**TASK MATERIAL**
________________

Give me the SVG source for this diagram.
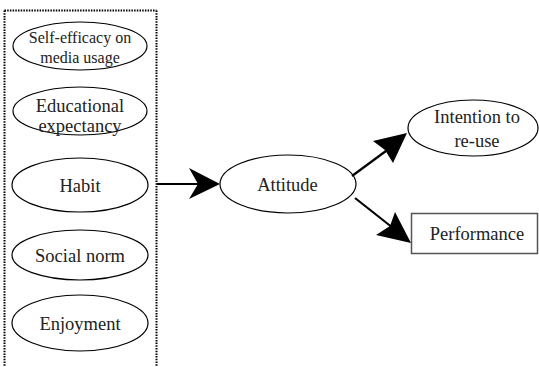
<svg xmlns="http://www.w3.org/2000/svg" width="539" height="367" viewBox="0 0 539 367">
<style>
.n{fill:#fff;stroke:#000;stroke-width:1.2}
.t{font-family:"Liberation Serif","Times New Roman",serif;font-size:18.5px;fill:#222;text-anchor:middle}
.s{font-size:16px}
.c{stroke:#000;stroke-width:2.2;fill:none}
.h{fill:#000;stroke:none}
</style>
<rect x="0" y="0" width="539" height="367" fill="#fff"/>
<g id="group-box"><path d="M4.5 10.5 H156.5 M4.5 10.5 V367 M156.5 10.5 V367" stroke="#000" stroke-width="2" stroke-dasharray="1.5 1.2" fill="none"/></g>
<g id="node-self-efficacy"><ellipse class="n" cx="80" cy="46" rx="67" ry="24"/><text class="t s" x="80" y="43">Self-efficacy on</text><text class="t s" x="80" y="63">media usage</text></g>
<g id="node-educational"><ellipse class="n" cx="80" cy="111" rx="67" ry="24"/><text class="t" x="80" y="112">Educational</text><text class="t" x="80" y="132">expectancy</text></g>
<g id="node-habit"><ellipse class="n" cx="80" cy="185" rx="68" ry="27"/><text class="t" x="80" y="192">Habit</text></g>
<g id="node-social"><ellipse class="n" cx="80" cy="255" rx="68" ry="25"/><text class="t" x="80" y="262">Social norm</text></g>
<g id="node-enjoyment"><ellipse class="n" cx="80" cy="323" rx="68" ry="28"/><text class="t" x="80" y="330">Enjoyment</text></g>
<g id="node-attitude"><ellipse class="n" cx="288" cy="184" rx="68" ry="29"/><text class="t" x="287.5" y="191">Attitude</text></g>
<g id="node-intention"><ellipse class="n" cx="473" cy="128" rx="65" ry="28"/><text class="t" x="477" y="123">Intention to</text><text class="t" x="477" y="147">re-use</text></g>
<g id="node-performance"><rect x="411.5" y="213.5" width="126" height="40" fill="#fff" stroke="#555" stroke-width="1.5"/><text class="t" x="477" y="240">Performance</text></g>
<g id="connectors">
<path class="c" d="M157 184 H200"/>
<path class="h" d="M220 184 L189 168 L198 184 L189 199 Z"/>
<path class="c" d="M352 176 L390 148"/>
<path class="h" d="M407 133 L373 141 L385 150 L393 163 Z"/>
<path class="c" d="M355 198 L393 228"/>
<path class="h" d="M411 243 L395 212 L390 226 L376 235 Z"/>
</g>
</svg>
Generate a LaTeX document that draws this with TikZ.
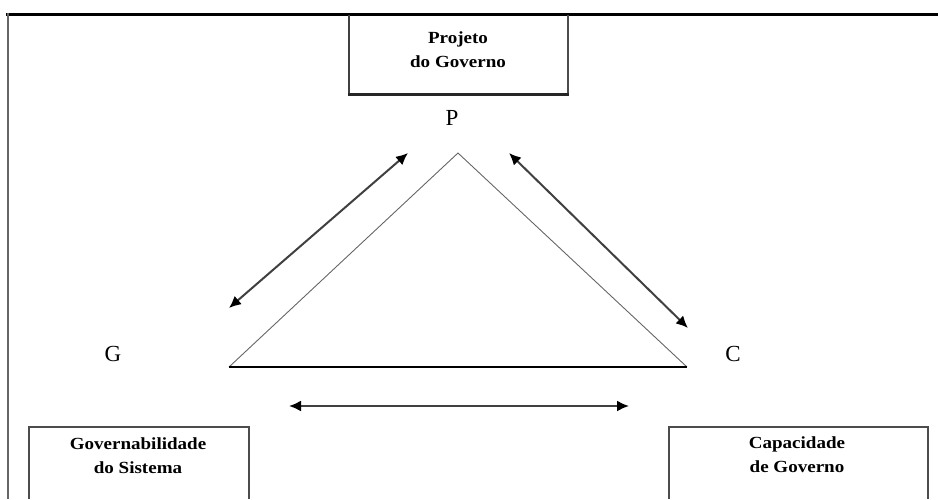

________________

**GOAL**
Every entry above needs to be retyped exactly; drop the pictures.

**WRITTEN RESPONSE**
Give me the SVG source for this diagram.
<svg xmlns="http://www.w3.org/2000/svg" width="539" height="367" viewBox="0 0 539 367">
<style>
.n{fill:#fff;stroke:#000;stroke-width:1.2}
.t{font-family:"Liberation Serif","Times New Roman",serif;font-size:18.5px;fill:#222;text-anchor:middle}
.s{font-size:16px}
.c{stroke:#000;stroke-width:2.2;fill:none}
.h{fill:#000;stroke:none}
</style>
<rect x="0" y="0" width="539" height="367" fill="#fff"/>
<g id="group-box"><path d="M4.5 10.5 H156.5 M4.5 10.5 V367 M156.5 10.5 V367" stroke="#000" stroke-width="2" stroke-dasharray="1.5 1.2" fill="none"/></g>
<g id="node-self-efficacy"><ellipse class="n" cx="80" cy="46" rx="67" ry="24"/><text class="t s" x="80" y="43">Self-efficacy on</text><text class="t s" x="80" y="63">media usage</text></g>
<g id="node-educational"><ellipse class="n" cx="80" cy="111" rx="67" ry="24"/><text class="t" x="80" y="112">Educational</text><text class="t" x="80" y="132">expectancy</text></g>
<g id="node-habit"><ellipse class="n" cx="80" cy="185" rx="68" ry="27"/><text class="t" x="80" y="192">Habit</text></g>
<g id="node-social"><ellipse class="n" cx="80" cy="255" rx="68" ry="25"/><text class="t" x="80" y="262">Social norm</text></g>
<g id="node-enjoyment"><ellipse class="n" cx="80" cy="323" rx="68" ry="28"/><text class="t" x="80" y="330">Enjoyment</text></g>
<g id="node-attitude"><ellipse class="n" cx="288" cy="184" rx="68" ry="29"/><text class="t" x="287.5" y="191">Attitude</text></g>
<g id="node-intention"><ellipse class="n" cx="473" cy="128" rx="65" ry="28"/><text class="t" x="477" y="123">Intention to</text><text class="t" x="477" y="147">re-use</text></g>
<g id="node-performance"><rect x="411.5" y="213.5" width="126" height="40" fill="#fff" stroke="#555" stroke-width="1.5"/><text class="t" x="477" y="240">Performance</text></g>
<g id="connectors">
<path class="c" d="M157 184 H200"/>
<path class="h" d="M220 184 L189 168 L198 184 L189 199 Z"/>
<path class="c" d="M352 176 L390 148"/>
<path class="h" d="M407 133 L373 141 L385 150 L393 163 Z"/>
<path class="c" d="M355 198 L393 228"/>
<path class="h" d="M411 243 L395 212 L390 226 L376 235 Z"/>
</g>
</svg>
Generate a LaTeX document that draws this with TikZ.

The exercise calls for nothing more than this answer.